Taiwan Tolak Konsep Satu Negara Dua Sistem dari China: Rakyat yang Putuskan Masa Depannya!
TAIPEI, iNews.id - Taiwan menolak konsep Satu Negara Dua Sistem sebagaimana tercantum dalam Buku Putih terbaru yang diterbitkan China. Seperti diketahui China menerbitkan Buku Putih pasca-ketegangan terbaru dengan China dipicu kunjungan Ketua DPR Amerika Serikat (AS) Nancy Pelosi pekan lalu.
Juru Bicara Kementerian Luar Negeri (Kemlu) Taiwan Joanne Ou, merespons Buku Putih itu, menegaskan Taiwan yang berhak menentukan pemerintahannya sendiri.
"Hanya rakyat Taiwan yang dapat memutuskan masa depannya," kata Joanne, dikutip dari Reuters, Kamis (11/8/2022).
Dia menambahkan, China menggunakan alasan kunjungan Pelosi sebagai alasan untuk mengintimidasi rakyat Taiwan. Sehari setelah kunjungan Pelosi, Komando Armada Timur Tentara Pembebasan Rakyat (PLA) China menggelar latihan perang terbesar di sekitar Taiwan, termasuk menembakkan empat rudal balistik yang melintasi langit Ibu Kota Taipei.
Dalam Buku Putih terbaru, China menarik kembali janji yakni tidak akan mengirim pasukan atau pejabat ke Taiwan setelah proses penyatuan atau unifikasi wilayah tersebut. China bertekad merebut kembali Taiwan, meskipun harus menggunakan kekuatan militer.
Ini berbeda dengan Buku Putih yang terbit pada 1993 dan 2000, China menegaskan tidak akan mengirim pasukan atau pejabat pemerintah ke Taiwan pasca-unifikasi. Langkah itu diambil agar Taiwan bisa menikmati otonomi penuh setelah menjadi bagian atau pemerintahan khusus China.
Partai Komunis China mengusulkan agar Taiwan kembali ke pemerintahan Satu Negara, Dua Sistem, mirip dengan Hong Kong setelah diserahkan ke China dari Inggris pada 1997.
Dengan berstatus otonomi penuh, Taiwan bisa mempertahankan sistem demokrasi dan kebebasannya.

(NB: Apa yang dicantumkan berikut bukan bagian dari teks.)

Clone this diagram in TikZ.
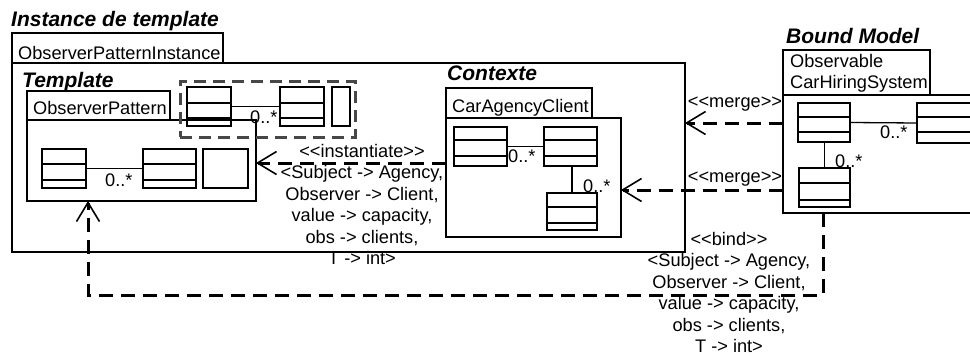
\documentclass[tikz,border=0pt]{standalone}
\usepackage{fontspec}
\setmainfont{Liberation Sans}[Ligatures=TeXOff]
\usetikzlibrary{arrows.meta,calc}
\newcommand\umlcls[7]{%
  \node[box,minimum width=#4pt,minimum height=#5pt] (#1) at (#2,#3) {};
  \draw[cmp] ([yshift=-#6pt]#1.north west) -- ([yshift=-#6pt]#1.north east);
  \draw[cmp] ([yshift=-#7pt]#1.north west) -- ([yshift=-#7pt]#1.north east);}
\begin{document}
\begin{tikzpicture}[x=1pt,y=-1pt,
  box/.style={draw,line width=1.4pt,inner sep=0pt,outer sep=0pt,anchor=north west},
  cmp/.style={line width=1.2pt},
  asc/.style={line width=1.3pt},
  txt/.style={inner sep=0pt,anchor=base west,font=\fontsize{18.2}{21.5}\selectfont},
  ctxt/.style={txt,anchor=base},
  ttl/.style={inner sep=0pt,anchor=base west,font=\fontsize{21}{24}\selectfont\bfseries\itshape},
  map/.style={inner sep=0pt,anchor=north,align=center,font=\fontsize{18.2}{21.5}\selectfont},
  dep/.style={line width=3pt,dash pattern=on 14pt off 8pt,-{Straight Barb[length=19pt,width=23pt,line width=1.6pt]}},
  grp/.style={box,draw=black!72,line width=3pt,dash pattern=on 12pt off 7pt},
]
\useasboundingbox (0,0) rectangle (970,356);
\clip (0,0) rectangle (970,356);

% ---- Instance de template
\node[ttl] (ttlinst) at (11,27) {Instance de template};
\node[box,minimum width=211pt,minimum height=30pt] (optab) at (12,33) {};
\node[txt] (optxt) at (18,59) {ObserverPatternInstance};
\node[box,minimum width=673pt,minimum height=189pt] (outer) at (12,63) {};

% ---- Template
\node[ttl] (ttltpl) at (22,87) {Template};
\node[box,minimum width=143pt,minimum height=29pt] (tpltab) at (27,91) {};
\node[txt] (tpltxt) at (33,114) {ObserverPattern};
\node[box,minimum width=229pt,minimum height=81pt] (tplbox) at (27,120) {};

\node[grp,minimum width=175pt,minimum height=56pt] (grp) at (180,81) {};
\umlcls{d1}{187}{87}{44}{39}{16}{31}
\umlcls{d2}{280}{87}{44}{39}{16}{31}
\node[box,minimum width=18pt,minimum height=39pt] (d3) at (332,87) {};
\draw[asc] (d1.east) -- (d2.west);
\node[txt] (md) at (250,123) {0..*};

\umlcls{t1}{42}{149}{44}{39}{15}{31}
\umlcls{t2}{143}{149}{53}{39}{15}{31}
\node[box,minimum width=45pt,minimum height=39pt] (t3) at (203,149) {};
\draw[asc] (t1.east) -- (t2.west);
\node[txt] (mt) at (105,186) {0..*};

% ---- Contexte
\node[ttl] (ttlctx) at (447,80) {Contexte};
\node[box,minimum width=146pt,minimum height=30pt] (cactab) at (446,88) {};
\node[txt] (cactxt) at (452,112) {CarAgencyClient};
\node[box,minimum width=175pt,minimum height=119pt] (cacbox) at (446,118) {};
\umlcls{c1}{454}{127}{53}{39}{13}{29}
\umlcls{c2}{544}{127}{53}{39}{13}{29}
\umlcls{c3}{547}{193}{50}{37}{14}{30}
\draw[asc] (c1.east) -- (c2.west);
\draw[asc] (c3.north) -- (c3.north |- c2.south);
\node[txt] (mc1) at (508,162) {0..*};
\node[txt] (mc2) at (583,192) {0..*};

% ---- Bound Model
\node[ttl] (ttlbm) at (786,43) {Bound Model};
\node[box,minimum width=147pt,minimum height=45pt] (bmtab) at (783,50) {};
\node[txt] (bmtxt1) at (790,67) {Observable};
\node[txt] (bmtxt2) at (790,88) {CarHiringSystem};
\node[box,minimum width=210pt,minimum height=118pt] (bmbox) at (783,95) {};
\umlcls{b1}{798}{103}{52}{39}{14}{29}
\umlcls{b2}{917}{103}{80}{40}{14}{29}
\umlcls{b3}{799}{168}{51}{39}{15}{32}
\draw[asc] (b1.east) -- (b2.west);
\draw[asc] (b3.north) -- (b3.north |- b1.south);
\node[txt] (mb1) at (880,138) {0..*};
\node[txt] (mb2) at (835,167) {0..*};

% ---- connectors
\path ([yshift=-28pt]bmbox.north west) coordinate (m1);
\path ([yshift=-95pt]bmbox.north west) coordinate (m2);
\path ([yshift=-45pt]cacbox.north west) coordinate (i1);
\path ([xshift=40pt]bmbox.south west) coordinate (b0);
\path ([xshift=61pt]tplbox.south west) coordinate (b1e);
\draw[dep] (m1) -- (m1 -| outer.east);
\draw[dep] (m2) -- (m2 -| cacbox.east);
\draw[dep] (i1) -- (i1 -| tplbox.east);
\draw[dep] (b0) -- ++(0,82) -| (b1e);

\node[ctxt] (lm1) at (735,107) {<<merge>>};
\node[ctxt] (lm2) at (735,182) {<<merge>>};
\node[map] (linst) at (362,144) {<<instantiate>>\\<Subject -> Agency,\\Observer -> Client,\\value -> capacity,\\obs -> clients,\\T -> int>};
\node[map] (lbind) at (729,232) {<<bind>>\\<Subject -> Agency,\\Observer -> Client,\\value -> capacity,\\obs -> clients,\\T -> int>};
\end{tikzpicture}
\end{document}
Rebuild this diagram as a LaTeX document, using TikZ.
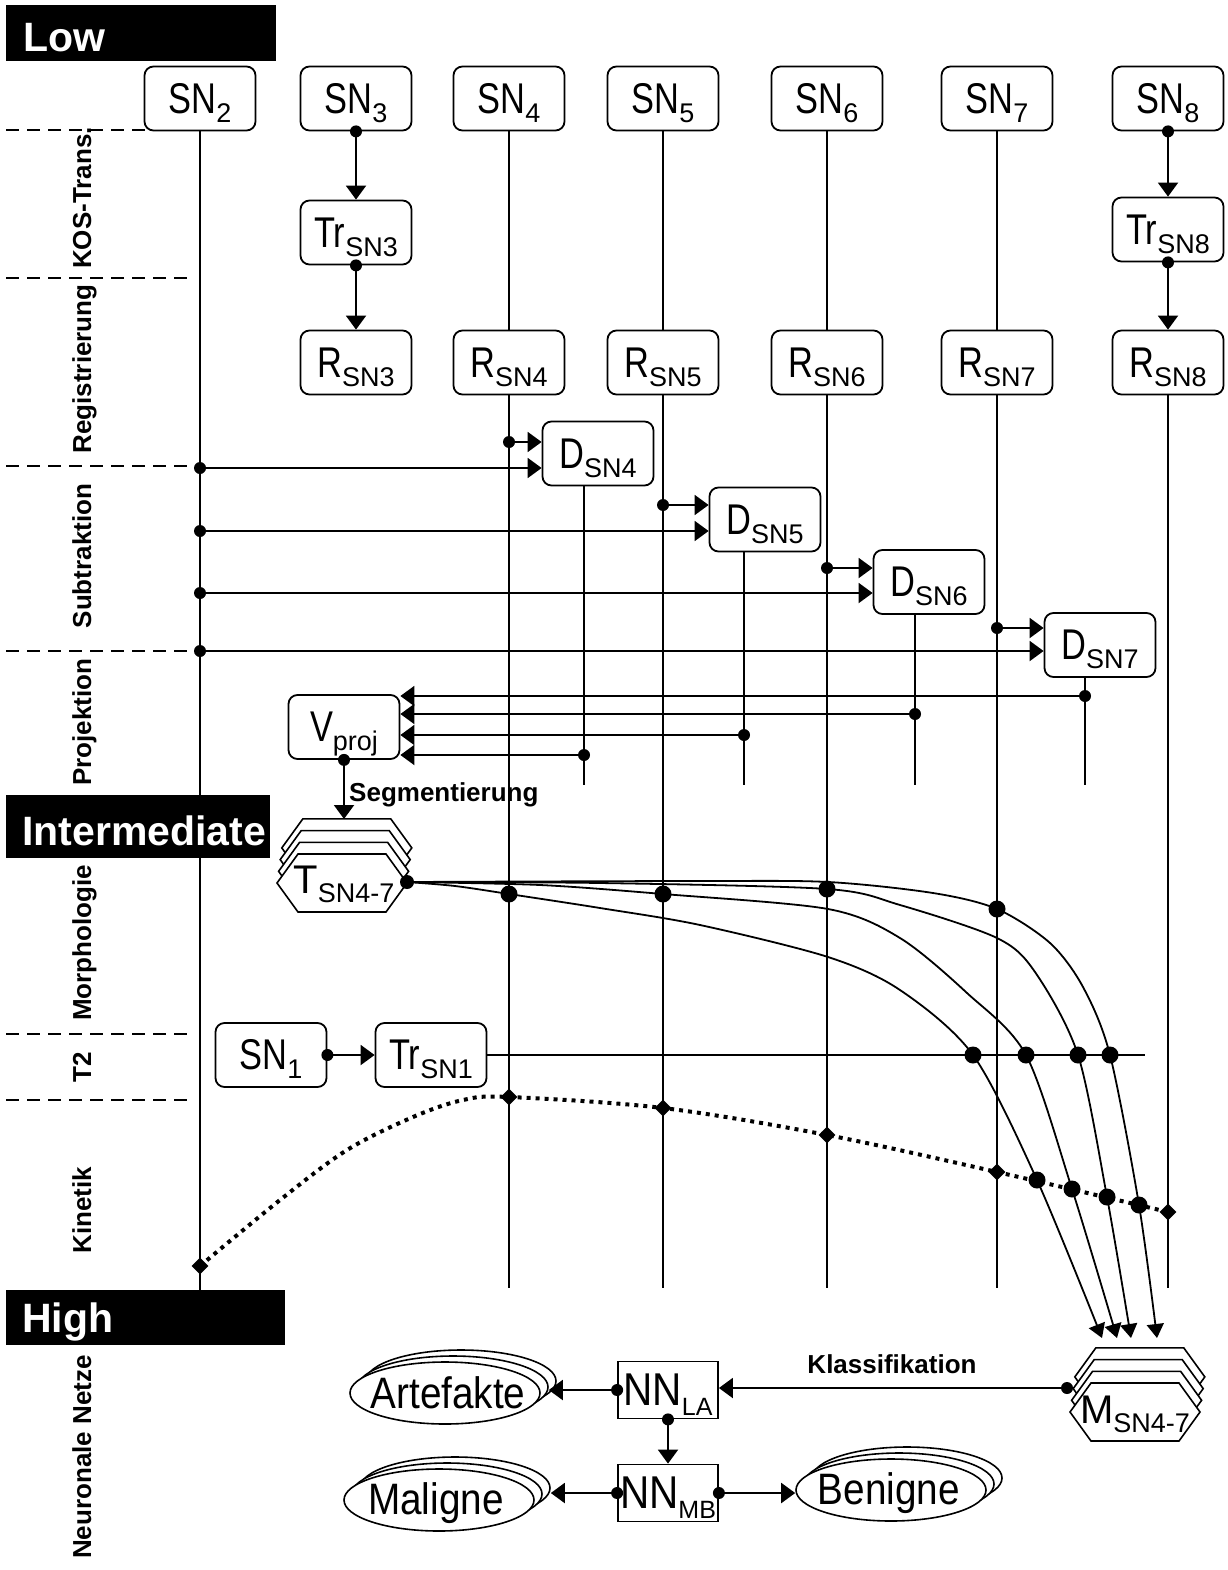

Sementara itu dalam Buku Putih tahun 2000 disebutkan, Taiwan bisa menegosiasikan apa pun selama mengakui hanya ada satu negara yakni China dan tidak memilih merdeka. Bagian itu juga hilang pada Buku Putih baru yang bertajuk "Masalah Taiwan dan Reunifikasi China di Era Baru" tersebut.